Source code of charts
<<<<

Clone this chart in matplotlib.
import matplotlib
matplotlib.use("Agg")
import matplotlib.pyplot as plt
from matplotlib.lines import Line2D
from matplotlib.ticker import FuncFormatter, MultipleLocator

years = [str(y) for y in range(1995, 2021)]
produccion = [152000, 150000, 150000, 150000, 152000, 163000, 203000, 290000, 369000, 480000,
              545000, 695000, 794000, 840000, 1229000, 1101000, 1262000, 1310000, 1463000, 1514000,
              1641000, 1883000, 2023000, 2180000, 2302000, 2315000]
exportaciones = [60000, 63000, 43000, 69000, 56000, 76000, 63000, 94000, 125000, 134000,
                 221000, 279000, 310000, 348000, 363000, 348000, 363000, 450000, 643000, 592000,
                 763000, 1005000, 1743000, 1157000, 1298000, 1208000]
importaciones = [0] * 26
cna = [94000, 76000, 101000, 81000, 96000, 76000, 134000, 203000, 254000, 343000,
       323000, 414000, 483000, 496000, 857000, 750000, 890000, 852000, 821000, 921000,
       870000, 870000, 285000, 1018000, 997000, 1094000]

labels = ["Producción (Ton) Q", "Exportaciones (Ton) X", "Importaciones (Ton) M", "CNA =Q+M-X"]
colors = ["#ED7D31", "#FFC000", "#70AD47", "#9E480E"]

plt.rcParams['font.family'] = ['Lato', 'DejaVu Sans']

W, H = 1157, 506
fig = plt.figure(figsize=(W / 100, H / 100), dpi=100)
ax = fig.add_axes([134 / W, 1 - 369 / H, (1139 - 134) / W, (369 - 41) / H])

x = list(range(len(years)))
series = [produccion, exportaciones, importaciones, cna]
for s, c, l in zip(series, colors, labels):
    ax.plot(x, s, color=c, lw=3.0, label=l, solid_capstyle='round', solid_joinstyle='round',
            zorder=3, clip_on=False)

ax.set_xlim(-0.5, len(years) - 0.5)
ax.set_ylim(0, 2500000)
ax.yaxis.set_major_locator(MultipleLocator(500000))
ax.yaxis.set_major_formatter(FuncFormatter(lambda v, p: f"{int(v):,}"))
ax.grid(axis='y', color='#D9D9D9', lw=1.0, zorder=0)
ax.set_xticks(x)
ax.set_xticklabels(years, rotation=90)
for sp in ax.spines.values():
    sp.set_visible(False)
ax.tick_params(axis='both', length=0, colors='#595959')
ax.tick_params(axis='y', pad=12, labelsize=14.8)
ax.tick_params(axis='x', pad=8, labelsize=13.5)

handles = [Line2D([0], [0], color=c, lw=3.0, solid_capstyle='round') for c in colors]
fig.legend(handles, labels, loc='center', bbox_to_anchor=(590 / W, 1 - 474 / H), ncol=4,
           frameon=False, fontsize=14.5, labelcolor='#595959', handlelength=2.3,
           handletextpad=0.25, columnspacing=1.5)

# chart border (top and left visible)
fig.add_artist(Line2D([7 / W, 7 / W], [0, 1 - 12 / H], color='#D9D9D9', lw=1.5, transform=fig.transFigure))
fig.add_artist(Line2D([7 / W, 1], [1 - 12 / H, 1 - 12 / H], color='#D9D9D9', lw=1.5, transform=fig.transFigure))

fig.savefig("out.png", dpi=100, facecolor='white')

>>>>
<<<<

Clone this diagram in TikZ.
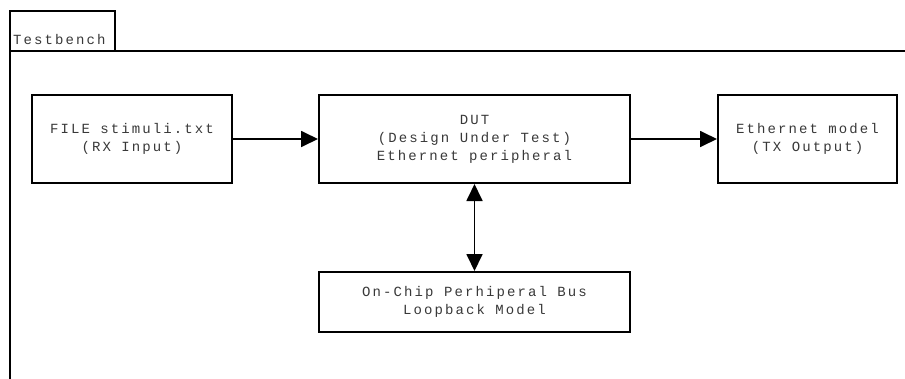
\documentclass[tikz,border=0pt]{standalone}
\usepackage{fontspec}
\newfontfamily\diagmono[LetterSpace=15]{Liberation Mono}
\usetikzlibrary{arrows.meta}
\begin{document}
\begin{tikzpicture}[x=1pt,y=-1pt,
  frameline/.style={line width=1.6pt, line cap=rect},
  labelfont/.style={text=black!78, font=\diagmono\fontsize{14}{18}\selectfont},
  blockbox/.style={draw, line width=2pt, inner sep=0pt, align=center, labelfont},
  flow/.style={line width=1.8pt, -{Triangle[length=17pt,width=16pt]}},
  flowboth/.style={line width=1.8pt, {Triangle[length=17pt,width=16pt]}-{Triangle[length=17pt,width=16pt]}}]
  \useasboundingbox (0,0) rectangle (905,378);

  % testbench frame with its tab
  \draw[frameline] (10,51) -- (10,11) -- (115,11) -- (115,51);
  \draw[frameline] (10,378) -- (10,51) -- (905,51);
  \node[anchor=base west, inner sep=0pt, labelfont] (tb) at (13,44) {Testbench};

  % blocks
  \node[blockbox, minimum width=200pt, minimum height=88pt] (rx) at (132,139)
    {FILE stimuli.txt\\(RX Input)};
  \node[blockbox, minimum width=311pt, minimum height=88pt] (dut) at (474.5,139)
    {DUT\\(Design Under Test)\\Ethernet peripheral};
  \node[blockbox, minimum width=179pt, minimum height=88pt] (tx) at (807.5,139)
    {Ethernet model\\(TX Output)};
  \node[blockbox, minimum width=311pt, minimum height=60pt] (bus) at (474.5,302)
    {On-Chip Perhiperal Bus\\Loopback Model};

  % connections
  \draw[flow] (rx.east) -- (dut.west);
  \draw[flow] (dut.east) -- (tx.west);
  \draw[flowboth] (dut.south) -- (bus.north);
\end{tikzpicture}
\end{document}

>>>>

Directions for this task. Only the lines from the one holding "Clone this chart in matplotlib." through the one holding "zorder=3, clip_on=False)" are wanted; retype them exactly.

Result of this exercise.
Clone this chart in matplotlib.
import matplotlib
matplotlib.use("Agg")
import matplotlib.pyplot as plt
from matplotlib.lines import Line2D
from matplotlib.ticker import FuncFormatter, MultipleLocator

years = [str(y) for y in range(1995, 2021)]
produccion = [152000, 150000, 150000, 150000, 152000, 163000, 203000, 290000, 369000, 480000,
              545000, 695000, 794000, 840000, 1229000, 1101000, 1262000, 1310000, 1463000, 1514000,
              1641000, 1883000, 2023000, 2180000, 2302000, 2315000]
exportaciones = [60000, 63000, 43000, 69000, 56000, 76000, 63000, 94000, 125000, 134000,
                 221000, 279000, 310000, 348000, 363000, 348000, 363000, 450000, 643000, 592000,
                 763000, 1005000, 1743000, 1157000, 1298000, 1208000]
importaciones = [0] * 26
cna = [94000, 76000, 101000, 81000, 96000, 76000, 134000, 203000, 254000, 343000,
       323000, 414000, 483000, 496000, 857000, 750000, 890000, 852000, 821000, 921000,
       870000, 870000, 285000, 1018000, 997000, 1094000]

labels = ["Producción (Ton) Q", "Exportaciones (Ton) X", "Importaciones (Ton) M", "CNA =Q+M-X"]
colors = ["#ED7D31", "#FFC000", "#70AD47", "#9E480E"]

plt.rcParams['font.family'] = ['Lato', 'DejaVu Sans']

W, H = 1157, 506
fig = plt.figure(figsize=(W / 100, H / 100), dpi=100)
ax = fig.add_axes([134 / W, 1 - 369 / H, (1139 - 134) / W, (369 - 41) / H])

x = list(range(len(years)))
series = [produccion, exportaciones, importaciones, cna]
for s, c, l in zip(series, colors, labels):
    ax.plot(x, s, color=c, lw=3.0, label=l, solid_capstyle='round', solid_joinstyle='round',
            zorder=3, clip_on=False)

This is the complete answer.